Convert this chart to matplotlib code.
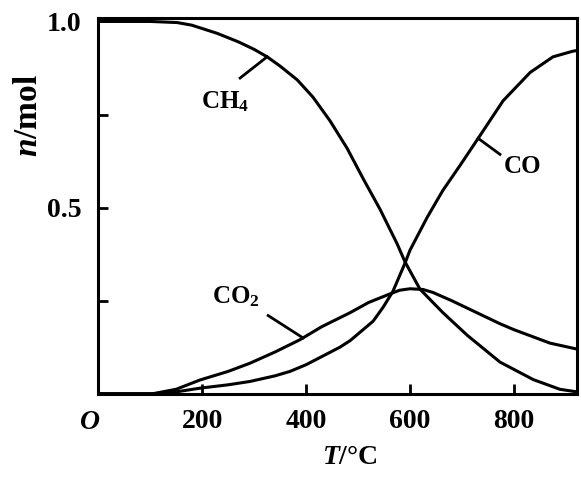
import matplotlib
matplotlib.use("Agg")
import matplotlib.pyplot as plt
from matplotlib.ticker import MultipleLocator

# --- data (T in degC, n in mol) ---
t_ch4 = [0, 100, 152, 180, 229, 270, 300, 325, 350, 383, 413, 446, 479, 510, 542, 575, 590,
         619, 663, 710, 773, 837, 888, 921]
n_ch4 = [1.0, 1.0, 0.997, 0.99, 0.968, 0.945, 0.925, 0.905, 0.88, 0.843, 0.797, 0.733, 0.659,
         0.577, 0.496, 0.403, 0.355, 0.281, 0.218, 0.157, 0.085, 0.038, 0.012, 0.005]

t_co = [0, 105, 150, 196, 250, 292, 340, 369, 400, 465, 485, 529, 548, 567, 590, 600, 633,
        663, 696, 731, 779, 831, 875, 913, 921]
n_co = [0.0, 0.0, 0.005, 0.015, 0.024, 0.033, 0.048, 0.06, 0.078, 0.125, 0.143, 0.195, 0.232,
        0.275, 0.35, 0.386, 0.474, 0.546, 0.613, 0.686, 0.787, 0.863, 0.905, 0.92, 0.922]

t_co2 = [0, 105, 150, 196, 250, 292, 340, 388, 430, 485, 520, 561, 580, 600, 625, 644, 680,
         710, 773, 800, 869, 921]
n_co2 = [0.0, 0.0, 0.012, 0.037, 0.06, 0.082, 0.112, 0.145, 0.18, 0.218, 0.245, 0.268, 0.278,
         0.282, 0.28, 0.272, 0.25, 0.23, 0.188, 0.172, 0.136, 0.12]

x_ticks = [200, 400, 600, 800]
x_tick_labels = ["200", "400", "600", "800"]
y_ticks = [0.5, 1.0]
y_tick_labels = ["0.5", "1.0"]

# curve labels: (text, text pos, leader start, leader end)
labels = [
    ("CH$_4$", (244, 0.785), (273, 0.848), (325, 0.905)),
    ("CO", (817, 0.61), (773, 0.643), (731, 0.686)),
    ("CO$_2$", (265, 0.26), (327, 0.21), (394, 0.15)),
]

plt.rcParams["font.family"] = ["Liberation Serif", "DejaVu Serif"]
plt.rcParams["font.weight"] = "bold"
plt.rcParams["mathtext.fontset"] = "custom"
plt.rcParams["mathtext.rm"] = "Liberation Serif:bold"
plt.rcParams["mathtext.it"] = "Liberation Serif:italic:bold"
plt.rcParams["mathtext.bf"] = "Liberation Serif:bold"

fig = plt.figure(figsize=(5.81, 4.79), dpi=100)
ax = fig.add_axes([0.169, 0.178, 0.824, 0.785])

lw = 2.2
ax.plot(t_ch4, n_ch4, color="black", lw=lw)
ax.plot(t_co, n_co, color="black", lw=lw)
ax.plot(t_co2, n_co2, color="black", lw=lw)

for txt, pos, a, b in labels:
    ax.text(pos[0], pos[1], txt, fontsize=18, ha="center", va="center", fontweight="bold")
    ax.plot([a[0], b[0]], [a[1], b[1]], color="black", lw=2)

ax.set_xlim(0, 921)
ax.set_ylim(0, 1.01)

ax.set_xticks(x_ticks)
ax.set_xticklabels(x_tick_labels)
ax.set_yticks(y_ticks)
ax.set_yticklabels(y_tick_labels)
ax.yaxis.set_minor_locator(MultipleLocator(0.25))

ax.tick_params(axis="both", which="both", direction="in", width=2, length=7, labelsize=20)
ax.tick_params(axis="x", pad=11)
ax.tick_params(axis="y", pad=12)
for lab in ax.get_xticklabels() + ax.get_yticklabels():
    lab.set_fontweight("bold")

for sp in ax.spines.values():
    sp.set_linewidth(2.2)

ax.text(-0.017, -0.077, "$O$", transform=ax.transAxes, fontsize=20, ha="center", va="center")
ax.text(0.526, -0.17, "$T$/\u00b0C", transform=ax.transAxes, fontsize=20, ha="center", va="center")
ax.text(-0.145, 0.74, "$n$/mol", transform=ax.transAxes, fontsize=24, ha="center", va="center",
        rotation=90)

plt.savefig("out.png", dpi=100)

[TASK STATEMENT]:
Go from the first line of the listing to the line holding "0.038, 0.012, 0.005]" and, please, transcribe those lines exactly, both included, with no pictures.

[RESULT OF THE EXERCISE]:
Convert this chart to matplotlib code.
import matplotlib
matplotlib.use("Agg")
import matplotlib.pyplot as plt
from matplotlib.ticker import MultipleLocator

# --- data (T in degC, n in mol) ---
t_ch4 = [0, 100, 152, 180, 229, 270, 300, 325, 350, 383, 413, 446, 479, 510, 542, 575, 590,
         619, 663, 710, 773, 837, 888, 921]
n_ch4 = [1.0, 1.0, 0.997, 0.99, 0.968, 0.945, 0.925, 0.905, 0.88, 0.843, 0.797, 0.733, 0.659,
         0.577, 0.496, 0.403, 0.355, 0.281, 0.218, 0.157, 0.085, 0.038, 0.012, 0.005]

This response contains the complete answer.